━━━━━ Data provided

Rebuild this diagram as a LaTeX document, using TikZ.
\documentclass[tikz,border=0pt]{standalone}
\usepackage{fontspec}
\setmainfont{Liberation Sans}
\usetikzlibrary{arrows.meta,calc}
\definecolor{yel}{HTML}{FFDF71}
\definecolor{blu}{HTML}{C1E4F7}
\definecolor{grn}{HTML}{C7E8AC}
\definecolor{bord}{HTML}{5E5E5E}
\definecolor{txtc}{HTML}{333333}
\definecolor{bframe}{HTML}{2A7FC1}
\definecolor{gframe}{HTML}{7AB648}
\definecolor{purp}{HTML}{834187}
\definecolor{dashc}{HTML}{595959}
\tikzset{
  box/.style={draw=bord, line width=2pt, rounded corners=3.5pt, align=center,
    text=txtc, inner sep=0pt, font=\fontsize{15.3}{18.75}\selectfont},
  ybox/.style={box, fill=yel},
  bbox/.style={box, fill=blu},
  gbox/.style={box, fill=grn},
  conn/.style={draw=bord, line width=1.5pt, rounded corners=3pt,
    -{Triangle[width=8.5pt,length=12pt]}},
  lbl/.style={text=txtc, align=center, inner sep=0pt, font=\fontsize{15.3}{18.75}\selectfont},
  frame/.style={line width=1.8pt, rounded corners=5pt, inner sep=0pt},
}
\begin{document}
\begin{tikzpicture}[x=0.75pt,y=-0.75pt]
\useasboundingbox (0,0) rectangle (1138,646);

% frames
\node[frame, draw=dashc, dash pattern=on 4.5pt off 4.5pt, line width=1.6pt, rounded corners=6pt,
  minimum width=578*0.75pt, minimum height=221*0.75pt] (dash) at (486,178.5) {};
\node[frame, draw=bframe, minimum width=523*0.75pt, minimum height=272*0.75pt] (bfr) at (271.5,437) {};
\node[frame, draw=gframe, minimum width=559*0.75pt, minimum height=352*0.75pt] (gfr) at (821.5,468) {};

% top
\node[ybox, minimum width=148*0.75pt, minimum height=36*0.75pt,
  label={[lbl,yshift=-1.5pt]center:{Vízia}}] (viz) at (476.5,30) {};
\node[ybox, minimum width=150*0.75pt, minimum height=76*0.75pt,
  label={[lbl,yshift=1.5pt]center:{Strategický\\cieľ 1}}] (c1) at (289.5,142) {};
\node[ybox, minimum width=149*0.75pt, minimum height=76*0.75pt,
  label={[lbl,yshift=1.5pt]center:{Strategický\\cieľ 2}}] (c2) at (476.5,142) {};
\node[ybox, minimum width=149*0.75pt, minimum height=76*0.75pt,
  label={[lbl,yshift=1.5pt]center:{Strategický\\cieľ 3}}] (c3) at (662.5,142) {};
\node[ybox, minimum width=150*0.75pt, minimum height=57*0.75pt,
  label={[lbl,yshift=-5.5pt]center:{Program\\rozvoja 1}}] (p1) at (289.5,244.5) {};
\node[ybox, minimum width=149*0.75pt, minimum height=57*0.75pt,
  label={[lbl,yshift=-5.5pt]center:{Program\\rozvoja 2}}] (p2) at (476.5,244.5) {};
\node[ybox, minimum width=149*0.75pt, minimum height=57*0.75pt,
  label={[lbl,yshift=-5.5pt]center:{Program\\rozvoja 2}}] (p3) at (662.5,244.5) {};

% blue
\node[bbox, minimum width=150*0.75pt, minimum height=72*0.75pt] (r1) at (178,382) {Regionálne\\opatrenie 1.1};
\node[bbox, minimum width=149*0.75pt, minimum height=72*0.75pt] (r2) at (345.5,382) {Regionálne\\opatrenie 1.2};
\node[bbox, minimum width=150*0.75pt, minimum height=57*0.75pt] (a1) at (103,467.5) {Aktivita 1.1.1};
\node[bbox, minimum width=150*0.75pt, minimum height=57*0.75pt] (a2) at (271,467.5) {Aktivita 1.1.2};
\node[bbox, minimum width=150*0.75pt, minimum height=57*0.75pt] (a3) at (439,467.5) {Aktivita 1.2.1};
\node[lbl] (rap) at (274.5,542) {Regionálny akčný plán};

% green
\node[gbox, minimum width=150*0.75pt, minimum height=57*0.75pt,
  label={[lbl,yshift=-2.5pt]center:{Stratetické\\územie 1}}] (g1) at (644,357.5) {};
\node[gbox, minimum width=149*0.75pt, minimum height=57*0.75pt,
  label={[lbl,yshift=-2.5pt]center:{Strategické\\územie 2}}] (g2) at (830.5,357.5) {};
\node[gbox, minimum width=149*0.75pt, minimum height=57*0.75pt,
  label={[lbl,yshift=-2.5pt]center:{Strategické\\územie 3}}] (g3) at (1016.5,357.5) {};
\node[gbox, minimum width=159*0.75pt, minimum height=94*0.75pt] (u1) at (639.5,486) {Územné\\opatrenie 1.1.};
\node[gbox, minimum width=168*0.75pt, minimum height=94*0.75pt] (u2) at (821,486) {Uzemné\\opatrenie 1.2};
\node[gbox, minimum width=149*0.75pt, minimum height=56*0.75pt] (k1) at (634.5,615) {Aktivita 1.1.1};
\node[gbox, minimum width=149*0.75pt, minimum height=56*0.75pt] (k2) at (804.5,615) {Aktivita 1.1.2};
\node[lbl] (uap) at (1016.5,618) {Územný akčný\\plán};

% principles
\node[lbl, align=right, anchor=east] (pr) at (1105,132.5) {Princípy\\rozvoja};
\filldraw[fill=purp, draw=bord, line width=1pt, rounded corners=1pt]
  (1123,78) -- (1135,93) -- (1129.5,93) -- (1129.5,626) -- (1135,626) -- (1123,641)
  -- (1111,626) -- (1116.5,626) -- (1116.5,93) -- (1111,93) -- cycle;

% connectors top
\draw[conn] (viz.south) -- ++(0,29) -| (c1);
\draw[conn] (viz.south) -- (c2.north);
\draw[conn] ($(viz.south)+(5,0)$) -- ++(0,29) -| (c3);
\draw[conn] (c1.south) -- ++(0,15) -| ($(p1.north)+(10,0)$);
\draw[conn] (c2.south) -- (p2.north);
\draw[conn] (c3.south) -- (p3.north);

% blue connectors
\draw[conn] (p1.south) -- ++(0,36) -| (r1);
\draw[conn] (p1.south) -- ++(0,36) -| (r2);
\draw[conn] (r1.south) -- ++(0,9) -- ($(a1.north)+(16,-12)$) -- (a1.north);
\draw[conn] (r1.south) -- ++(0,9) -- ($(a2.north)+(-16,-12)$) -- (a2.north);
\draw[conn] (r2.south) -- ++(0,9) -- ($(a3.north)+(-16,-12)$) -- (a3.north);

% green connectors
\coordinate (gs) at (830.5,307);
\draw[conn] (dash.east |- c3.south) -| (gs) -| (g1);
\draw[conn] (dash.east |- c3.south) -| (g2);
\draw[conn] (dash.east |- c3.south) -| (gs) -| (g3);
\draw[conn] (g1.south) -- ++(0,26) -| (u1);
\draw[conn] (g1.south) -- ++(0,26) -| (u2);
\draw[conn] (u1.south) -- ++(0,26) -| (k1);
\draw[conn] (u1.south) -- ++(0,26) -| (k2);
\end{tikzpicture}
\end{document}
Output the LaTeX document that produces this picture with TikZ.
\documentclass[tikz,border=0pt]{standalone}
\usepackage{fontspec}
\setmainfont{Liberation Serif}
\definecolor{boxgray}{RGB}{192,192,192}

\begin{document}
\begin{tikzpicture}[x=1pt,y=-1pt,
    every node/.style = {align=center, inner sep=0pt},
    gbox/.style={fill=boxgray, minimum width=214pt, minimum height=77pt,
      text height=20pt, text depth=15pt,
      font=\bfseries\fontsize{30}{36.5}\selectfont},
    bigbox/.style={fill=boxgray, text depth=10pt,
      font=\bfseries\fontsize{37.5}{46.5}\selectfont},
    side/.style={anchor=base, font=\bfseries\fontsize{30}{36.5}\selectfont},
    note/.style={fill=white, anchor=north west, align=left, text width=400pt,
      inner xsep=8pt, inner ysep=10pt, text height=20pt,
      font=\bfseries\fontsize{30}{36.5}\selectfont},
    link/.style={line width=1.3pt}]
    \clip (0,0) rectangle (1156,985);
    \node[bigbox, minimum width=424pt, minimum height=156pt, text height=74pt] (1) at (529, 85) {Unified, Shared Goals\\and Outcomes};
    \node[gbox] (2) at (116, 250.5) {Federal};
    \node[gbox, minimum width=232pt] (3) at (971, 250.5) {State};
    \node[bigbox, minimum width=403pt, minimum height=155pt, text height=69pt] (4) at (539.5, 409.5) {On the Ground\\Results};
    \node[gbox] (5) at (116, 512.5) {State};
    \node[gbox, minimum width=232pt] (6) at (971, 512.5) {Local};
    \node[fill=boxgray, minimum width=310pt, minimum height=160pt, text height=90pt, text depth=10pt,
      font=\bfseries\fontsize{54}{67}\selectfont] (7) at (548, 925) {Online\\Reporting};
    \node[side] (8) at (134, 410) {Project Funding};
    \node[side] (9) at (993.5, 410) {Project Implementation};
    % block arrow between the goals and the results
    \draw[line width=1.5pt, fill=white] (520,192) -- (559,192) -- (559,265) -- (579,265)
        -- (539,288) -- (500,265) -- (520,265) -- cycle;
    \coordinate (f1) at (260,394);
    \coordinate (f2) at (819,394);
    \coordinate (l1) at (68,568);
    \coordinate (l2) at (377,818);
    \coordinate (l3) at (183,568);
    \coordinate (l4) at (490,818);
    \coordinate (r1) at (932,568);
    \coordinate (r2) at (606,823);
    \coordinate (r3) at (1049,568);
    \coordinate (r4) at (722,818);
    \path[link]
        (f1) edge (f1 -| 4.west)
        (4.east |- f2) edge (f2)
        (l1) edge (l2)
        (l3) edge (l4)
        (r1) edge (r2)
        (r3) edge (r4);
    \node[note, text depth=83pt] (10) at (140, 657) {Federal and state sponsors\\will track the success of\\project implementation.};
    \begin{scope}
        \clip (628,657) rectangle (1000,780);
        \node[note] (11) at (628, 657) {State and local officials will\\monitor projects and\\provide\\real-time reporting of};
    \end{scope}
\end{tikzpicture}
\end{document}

━━━━━━━━━━

### Goal
Exactly as they stand, please print the lines from the first line of the records above down to the line that includes "minimum width=559*0.75pt, minimum", both of those included and no others.

### Final result
Rebuild this diagram as a LaTeX document, using TikZ.
\documentclass[tikz,border=0pt]{standalone}
\usepackage{fontspec}
\setmainfont{Liberation Sans}
\usetikzlibrary{arrows.meta,calc}
\definecolor{yel}{HTML}{FFDF71}
\definecolor{blu}{HTML}{C1E4F7}
\definecolor{grn}{HTML}{C7E8AC}
\definecolor{bord}{HTML}{5E5E5E}
\definecolor{txtc}{HTML}{333333}
\definecolor{bframe}{HTML}{2A7FC1}
\definecolor{gframe}{HTML}{7AB648}
\definecolor{purp}{HTML}{834187}
\definecolor{dashc}{HTML}{595959}
\tikzset{
  box/.style={draw=bord, line width=2pt, rounded corners=3.5pt, align=center,
    text=txtc, inner sep=0pt, font=\fontsize{15.3}{18.75}\selectfont},
  ybox/.style={box, fill=yel},
  bbox/.style={box, fill=blu},
  gbox/.style={box, fill=grn},
  conn/.style={draw=bord, line width=1.5pt, rounded corners=3pt,
    -{Triangle[width=8.5pt,length=12pt]}},
  lbl/.style={text=txtc, align=center, inner sep=0pt, font=\fontsize{15.3}{18.75}\selectfont},
  frame/.style={line width=1.8pt, rounded corners=5pt, inner sep=0pt},
}
\begin{document}
\begin{tikzpicture}[x=0.75pt,y=-0.75pt]
\useasboundingbox (0,0) rectangle (1138,646);

% frames
\node[frame, draw=dashc, dash pattern=on 4.5pt off 4.5pt, line width=1.6pt, rounded corners=6pt,
  minimum width=578*0.75pt, minimum height=221*0.75pt] (dash) at (486,178.5) {};
\node[frame, draw=bframe, minimum width=523*0.75pt, minimum height=272*0.75pt] (bfr) at (271.5,437) {};
\node[frame, draw=gframe, minimum width=559*0.75pt, minimum height=352*0.75pt] (gfr) at (821.5,468) {};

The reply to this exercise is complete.